_Code that draws figures_:
— begin —

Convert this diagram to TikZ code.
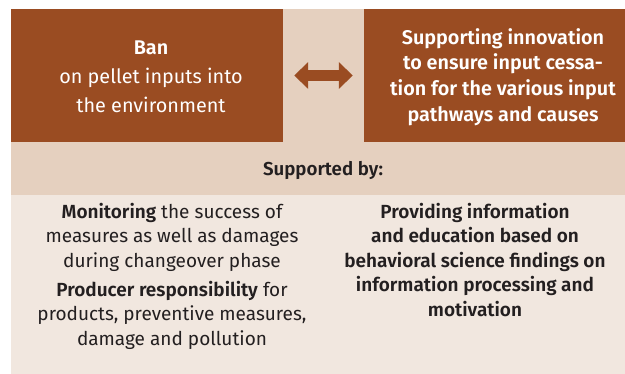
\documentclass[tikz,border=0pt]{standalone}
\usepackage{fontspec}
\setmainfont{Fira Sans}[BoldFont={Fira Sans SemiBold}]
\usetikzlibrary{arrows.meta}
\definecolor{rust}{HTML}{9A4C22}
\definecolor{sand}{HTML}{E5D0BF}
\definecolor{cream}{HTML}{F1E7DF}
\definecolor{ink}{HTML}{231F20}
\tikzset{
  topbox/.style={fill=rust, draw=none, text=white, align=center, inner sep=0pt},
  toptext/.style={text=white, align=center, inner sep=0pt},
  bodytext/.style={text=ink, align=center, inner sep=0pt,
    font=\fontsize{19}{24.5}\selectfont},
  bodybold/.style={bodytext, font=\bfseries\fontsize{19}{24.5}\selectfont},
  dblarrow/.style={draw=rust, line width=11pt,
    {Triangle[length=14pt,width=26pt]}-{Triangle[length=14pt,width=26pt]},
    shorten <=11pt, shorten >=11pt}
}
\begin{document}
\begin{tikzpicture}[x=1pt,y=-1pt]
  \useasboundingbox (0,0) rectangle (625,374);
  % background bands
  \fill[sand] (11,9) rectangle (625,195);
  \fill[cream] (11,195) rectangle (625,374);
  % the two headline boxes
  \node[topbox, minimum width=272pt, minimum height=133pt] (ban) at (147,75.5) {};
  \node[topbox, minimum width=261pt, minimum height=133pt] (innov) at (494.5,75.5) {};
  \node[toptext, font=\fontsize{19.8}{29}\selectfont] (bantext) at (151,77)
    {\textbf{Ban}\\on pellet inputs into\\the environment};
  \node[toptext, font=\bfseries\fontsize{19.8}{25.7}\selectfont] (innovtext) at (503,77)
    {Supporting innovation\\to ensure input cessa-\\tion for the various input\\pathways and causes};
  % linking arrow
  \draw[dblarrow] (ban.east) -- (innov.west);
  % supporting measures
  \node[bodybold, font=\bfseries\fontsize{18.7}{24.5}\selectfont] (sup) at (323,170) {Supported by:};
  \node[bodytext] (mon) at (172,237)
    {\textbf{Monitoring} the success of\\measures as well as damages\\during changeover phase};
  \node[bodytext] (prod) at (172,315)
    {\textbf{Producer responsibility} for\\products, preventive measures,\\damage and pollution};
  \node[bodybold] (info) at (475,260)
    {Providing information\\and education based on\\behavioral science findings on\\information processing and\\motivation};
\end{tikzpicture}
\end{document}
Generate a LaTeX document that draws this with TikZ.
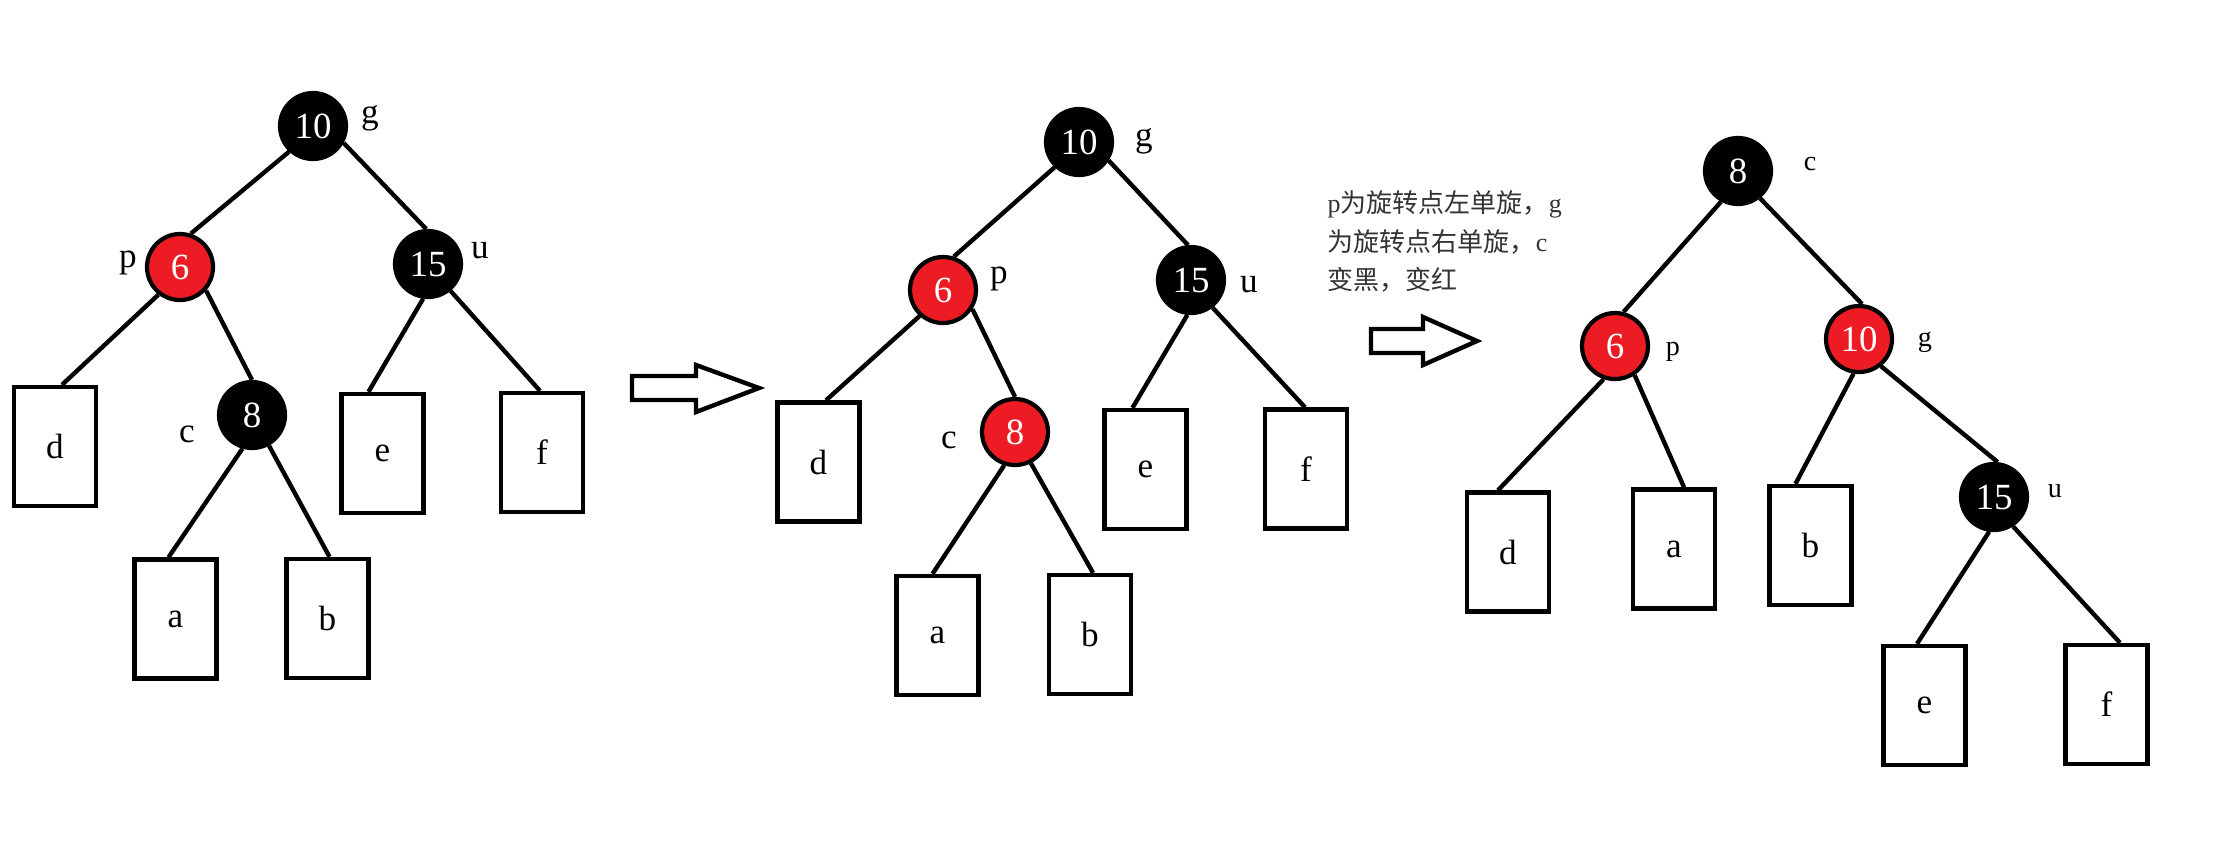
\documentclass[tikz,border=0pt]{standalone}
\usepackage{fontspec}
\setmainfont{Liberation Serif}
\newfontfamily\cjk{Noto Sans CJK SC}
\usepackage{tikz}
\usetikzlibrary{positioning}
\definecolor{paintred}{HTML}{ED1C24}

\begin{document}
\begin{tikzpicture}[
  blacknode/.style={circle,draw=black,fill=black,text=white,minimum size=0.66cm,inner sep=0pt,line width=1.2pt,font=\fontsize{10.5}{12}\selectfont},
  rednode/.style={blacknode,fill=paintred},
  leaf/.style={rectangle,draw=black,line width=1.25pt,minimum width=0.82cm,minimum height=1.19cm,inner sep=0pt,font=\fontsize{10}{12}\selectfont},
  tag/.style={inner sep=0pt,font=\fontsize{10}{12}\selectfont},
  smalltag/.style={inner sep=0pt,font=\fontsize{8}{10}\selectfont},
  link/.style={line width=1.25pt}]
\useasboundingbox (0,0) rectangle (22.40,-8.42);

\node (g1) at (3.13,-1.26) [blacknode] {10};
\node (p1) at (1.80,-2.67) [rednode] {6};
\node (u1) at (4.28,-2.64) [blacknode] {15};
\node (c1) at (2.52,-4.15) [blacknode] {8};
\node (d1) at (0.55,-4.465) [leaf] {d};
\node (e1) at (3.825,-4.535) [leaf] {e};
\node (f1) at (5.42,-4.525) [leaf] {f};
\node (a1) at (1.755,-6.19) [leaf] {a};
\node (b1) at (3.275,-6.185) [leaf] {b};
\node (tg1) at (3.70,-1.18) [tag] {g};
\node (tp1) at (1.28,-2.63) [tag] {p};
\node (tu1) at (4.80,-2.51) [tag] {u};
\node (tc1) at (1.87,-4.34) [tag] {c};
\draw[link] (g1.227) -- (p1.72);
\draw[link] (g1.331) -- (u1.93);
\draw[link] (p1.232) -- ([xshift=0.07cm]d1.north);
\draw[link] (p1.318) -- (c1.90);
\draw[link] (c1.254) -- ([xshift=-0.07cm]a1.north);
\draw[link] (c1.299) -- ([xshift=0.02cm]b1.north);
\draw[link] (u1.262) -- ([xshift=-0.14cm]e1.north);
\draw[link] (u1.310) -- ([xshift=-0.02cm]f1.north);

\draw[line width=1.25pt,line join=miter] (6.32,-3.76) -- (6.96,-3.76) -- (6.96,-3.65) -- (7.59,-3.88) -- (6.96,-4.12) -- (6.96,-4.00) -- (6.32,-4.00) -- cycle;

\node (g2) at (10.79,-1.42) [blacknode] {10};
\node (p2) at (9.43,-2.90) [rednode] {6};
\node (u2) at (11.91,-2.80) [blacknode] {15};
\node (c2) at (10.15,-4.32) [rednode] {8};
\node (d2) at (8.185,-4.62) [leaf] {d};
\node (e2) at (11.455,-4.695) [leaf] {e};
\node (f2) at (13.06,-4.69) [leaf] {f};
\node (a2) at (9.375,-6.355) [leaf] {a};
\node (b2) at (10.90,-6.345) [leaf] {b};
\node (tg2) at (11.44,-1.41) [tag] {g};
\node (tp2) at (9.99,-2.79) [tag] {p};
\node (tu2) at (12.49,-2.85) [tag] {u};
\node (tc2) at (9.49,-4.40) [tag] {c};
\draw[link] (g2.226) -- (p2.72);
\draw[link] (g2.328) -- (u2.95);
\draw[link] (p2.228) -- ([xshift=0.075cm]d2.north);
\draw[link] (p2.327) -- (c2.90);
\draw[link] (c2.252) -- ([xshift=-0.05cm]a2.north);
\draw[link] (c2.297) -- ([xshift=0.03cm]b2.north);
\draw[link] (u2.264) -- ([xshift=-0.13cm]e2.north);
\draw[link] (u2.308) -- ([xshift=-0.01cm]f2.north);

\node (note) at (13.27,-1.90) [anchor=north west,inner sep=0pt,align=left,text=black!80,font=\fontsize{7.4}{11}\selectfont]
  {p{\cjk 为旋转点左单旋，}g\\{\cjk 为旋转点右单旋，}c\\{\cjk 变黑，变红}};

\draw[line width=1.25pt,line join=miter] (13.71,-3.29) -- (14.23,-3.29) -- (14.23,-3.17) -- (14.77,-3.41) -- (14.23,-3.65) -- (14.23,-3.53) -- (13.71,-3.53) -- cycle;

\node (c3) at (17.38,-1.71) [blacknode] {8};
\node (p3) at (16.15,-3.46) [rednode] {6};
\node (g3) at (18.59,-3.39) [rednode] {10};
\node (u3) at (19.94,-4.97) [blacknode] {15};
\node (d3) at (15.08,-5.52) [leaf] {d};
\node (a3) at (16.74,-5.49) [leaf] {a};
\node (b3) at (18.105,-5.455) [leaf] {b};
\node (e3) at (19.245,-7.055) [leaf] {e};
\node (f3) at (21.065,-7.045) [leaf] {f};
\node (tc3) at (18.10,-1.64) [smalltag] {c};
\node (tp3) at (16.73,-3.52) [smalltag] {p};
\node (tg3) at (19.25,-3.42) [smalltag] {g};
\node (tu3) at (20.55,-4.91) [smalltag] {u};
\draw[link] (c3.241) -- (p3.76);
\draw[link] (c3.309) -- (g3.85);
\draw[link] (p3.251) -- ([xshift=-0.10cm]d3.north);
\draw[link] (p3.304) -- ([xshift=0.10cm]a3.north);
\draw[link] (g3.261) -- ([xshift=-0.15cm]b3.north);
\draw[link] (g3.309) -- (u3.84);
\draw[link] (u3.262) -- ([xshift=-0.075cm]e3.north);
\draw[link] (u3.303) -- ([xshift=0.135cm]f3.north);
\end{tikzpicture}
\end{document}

— end —

_Task_:
Output word for word the lines running from the one containing "Generate a LaTeX" to the one containing "(0,0) rectangle (22.40,-8.42);", both included, leaving out the pictures.

_Reply to the task_:
Generate a LaTeX document that draws this with TikZ.
\documentclass[tikz,border=0pt]{standalone}
\usepackage{fontspec}
\setmainfont{Liberation Serif}
\newfontfamily\cjk{Noto Sans CJK SC}
\usepackage{tikz}
\usetikzlibrary{positioning}
\definecolor{paintred}{HTML}{ED1C24}

\begin{document}
\begin{tikzpicture}[
  blacknode/.style={circle,draw=black,fill=black,text=white,minimum size=0.66cm,inner sep=0pt,line width=1.2pt,font=\fontsize{10.5}{12}\selectfont},
  rednode/.style={blacknode,fill=paintred},
  leaf/.style={rectangle,draw=black,line width=1.25pt,minimum width=0.82cm,minimum height=1.19cm,inner sep=0pt,font=\fontsize{10}{12}\selectfont},
  tag/.style={inner sep=0pt,font=\fontsize{10}{12}\selectfont},
  smalltag/.style={inner sep=0pt,font=\fontsize{8}{10}\selectfont},
  link/.style={line width=1.25pt}]
\useasboundingbox (0,0) rectangle (22.40,-8.42);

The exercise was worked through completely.